The Flag of
White Supremacy



America’s most notorious racist group, the Ku Klux Klan, apparently and interestingly, did not employ the Confederate flag when it began during Reconstruction or during its 1915 revival. The Klan began to use it in the late 1930s.

In the years after 1948 and, especially, after the 1954 Brown v. Board decision that declared school segregation unconstitutional, ordinary people opposed to the burgeoning Civil Rights movement began to brandish the flag as a symbol of opposition to racial integration and equality.


Images:KKK marching with flag, 1939
Robed, hooded, and armed, Ku Klux Klan members participated in Atlanta’s 1939 Confederate Memorial Day parade – to the angry consternation of many white southerners.
U.S. Information Agency (New York Times, Paris Bureau), Record Group 306, National Archives and Records Administration, Washington, D.C., photograph 306-NT-650-18


Wallace for President button
This campaign pin for president of the United States, featured Alabama Governor George Wallace and a Confederate flag.

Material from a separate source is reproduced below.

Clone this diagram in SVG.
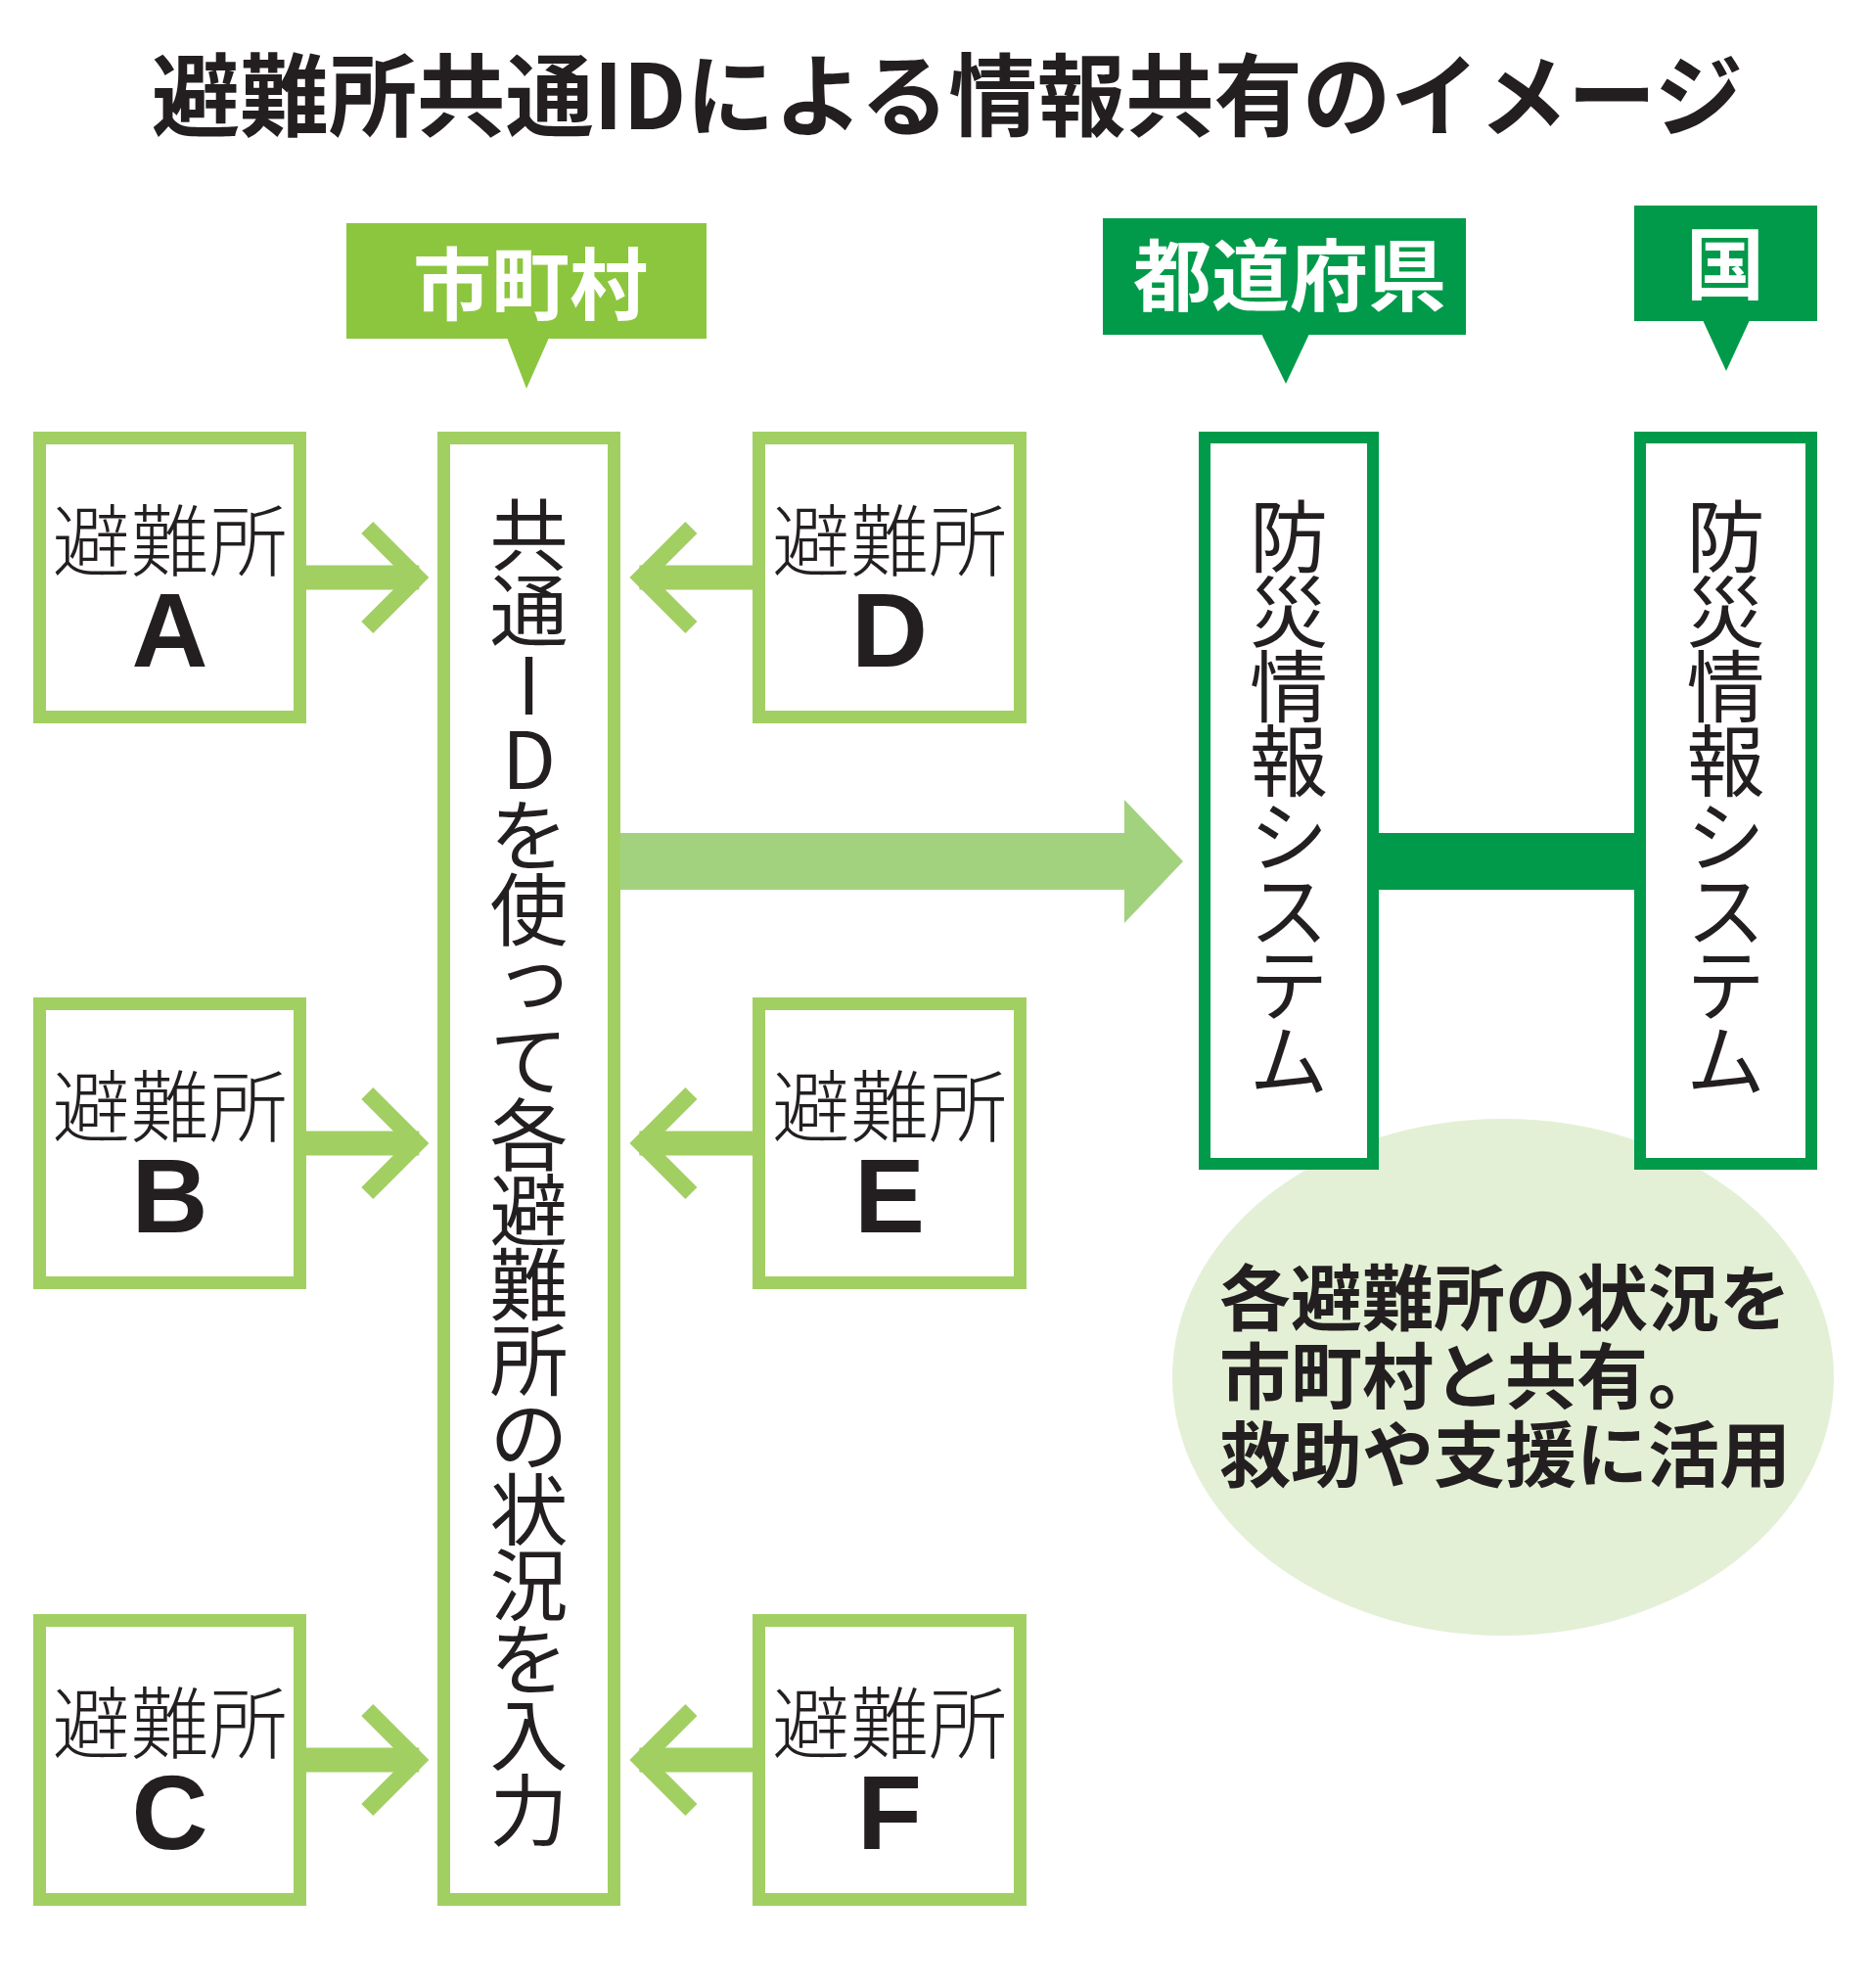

Wallace personified opposition to racial integration when he stood “in the schoolhouse door” at the University of Alabama in 1963. His surprisingly strong showing in the Democratic presidential primary in 1964 and as an independent candidate in 1968, proved that his message had significant support outside the South.
ACWM Collection, 1993.034.76


Citizens Councils
Roy V. Harris, a kingmaker of Georgia politics, spoke from a podium bearing the logo of the Citizens Council. Harris led the organization, which represented the so-called “respectable” white southern opposition to racial integration. His newspaper, the Augusta Chronicle, also featured a Confederate flag on the masthead.
Richard B. Russell Library for Political Research and Studies, The University of Georgia Libraries


Flag clad youth protests integration
A young man with a flag emblazoned on his jacket taunted Black students by singing “Dixie” during anti-integration protests in North Little Rock, Arkansas, in 1957.